Fake It Til’ You Make It
Late last year, I had a conversation with a new friend about “imposter syndrome.” She too was a new yoga teacher and asked me if I felt this affliction. Finally, I had the language and the community to understand what I had been feeling. I completed my yoga teacher training in late 2016, and a year later I still was barely teaching. I would teach friends and family, often doing energy exchanges with people and never offering formal classes. I compared myself to other teachers, and limited myself. I thought, “I don’t know what I’m doing.” I would teach friends and feel nervous to correct them. I believed I didn’t know what I was doing. And in some ways, maybe I didn’t? I was not practicing as often as I would like to be. I was feeling myself slipping off the path of yoga. Although yoga was still a part of my daily life, I found myself questioning if I “deserved” to or was good enough to teach. And a byproduct of this is passing on indecisive, blocked solar plexus energy to your students during class. I knew this, and so I couldn't bring myself to teach often enough to gain the experience I knew I desperately needed.
So I challenged myself. After teaching what really felt like less classes than I could count on my fingers and toes, I committed to giving karma service as a yoga center on Isla Mujeres, Quintana Roo, Mexico. I planned to arrive, take a few classes, refresh my mind with the Sivananda class and start teaching some classes after a day or two when I felt more ready. I arrived at 10pm on a Friday night, and was instructed to teach the next morning at 9am. The yoga teacher, a friend and mentor, who was going to be there when I originally committed to the karma service got sick and took time off. He left Mexico. So here I was, in a new place with no one to model myself after and no time to prepare.

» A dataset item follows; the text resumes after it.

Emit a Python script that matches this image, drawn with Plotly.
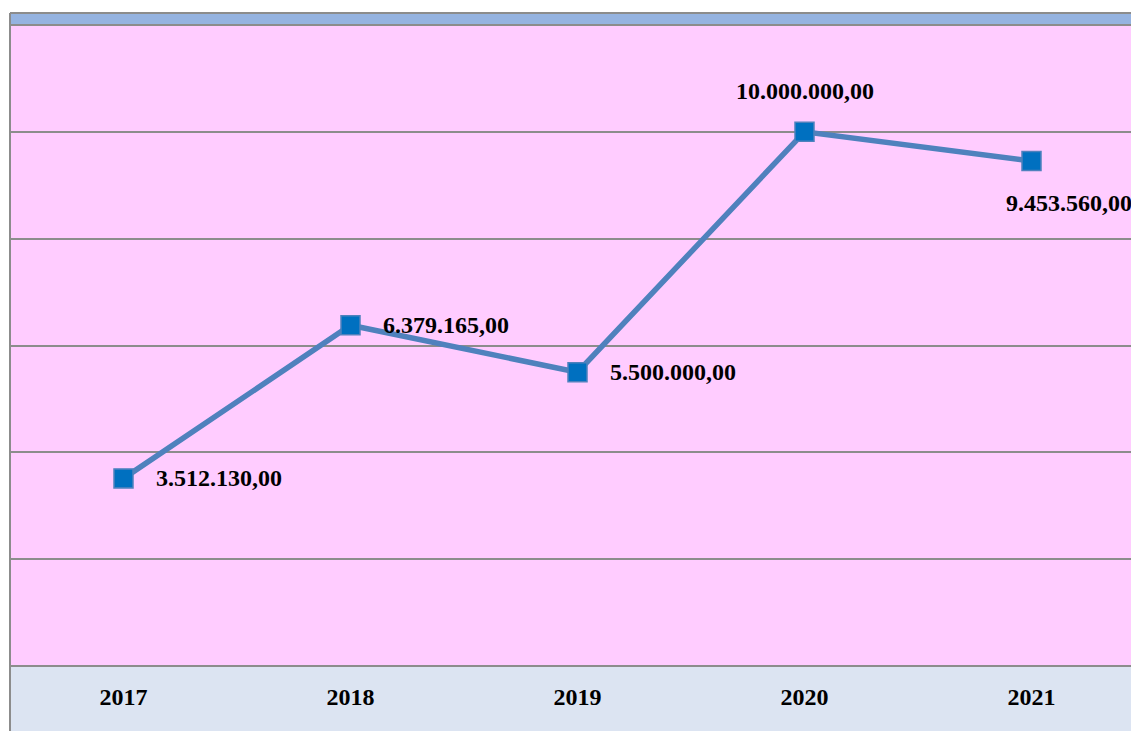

If I would have had time to prepare, I would have had time to doubt myself. I would have had time to take another teacher’s class and put myself down about how I am not as good as them. I would have compared my teaching style to another teacher’s. Instead, I had to just do it. I was waking up around 5am and getting home around 3 or 4pm. I did not have time to doubt myself. I did not have energy to waste. I had to learn how to sit in my anxiety and self doubt and push through it. I had no one else to turn to and I wanted to do the best job I could.
This went on for 21 consecutive days. Each day I taught between one to three Sivananda classes that are one hour and a half each. In the final 7 days of this 21 period, there was a YTT (yoga teacher training) that had commenced. My initial intention was to come during this time because I wanted to redo the training. I didn’t "know what I was doing", after all. And so I believed I NEEDED another 200 hour teacher training. “Then I’ll be confident,” I thought.
It turns out part of my karma service was teaching classes during this time, too. When I found this out I was disappointed. I thought I was going to get to participate in another training! How else was I going to get confident?! I did not understand that the classes I would be teaching… would be to the students of the YTT. I was trusted to become part of the teaching team of a 200hr YTT. I received direct feedback from my students, yoga teachers and mentors. I found my voice. Because I had to. Because I could either sink or swim, and I chose to swim. How could you not choose to swim on a beautiful Caribbean island?
The butterflies I feel before a yoga class have dissipated, and now I am more confident to teach. I also remain humble and remember that although I am able to teach student teachers, I am too a student. I always will be a student. I am simply sharing what I know. And after a 21 day teaching immersion, I am practiced at sharing. The 21 day YTT was a learning immersion, but not the same as getting comfortable in the teaching role.
I am only limited by my own doubts. I am so grateful that I was trusted with teaching these classes before I felt I was ready. Sometimes we need responsibilities that are just slightly out of our level of comfort so that we can rise up to them. Sometimes we have to fake it until we make it.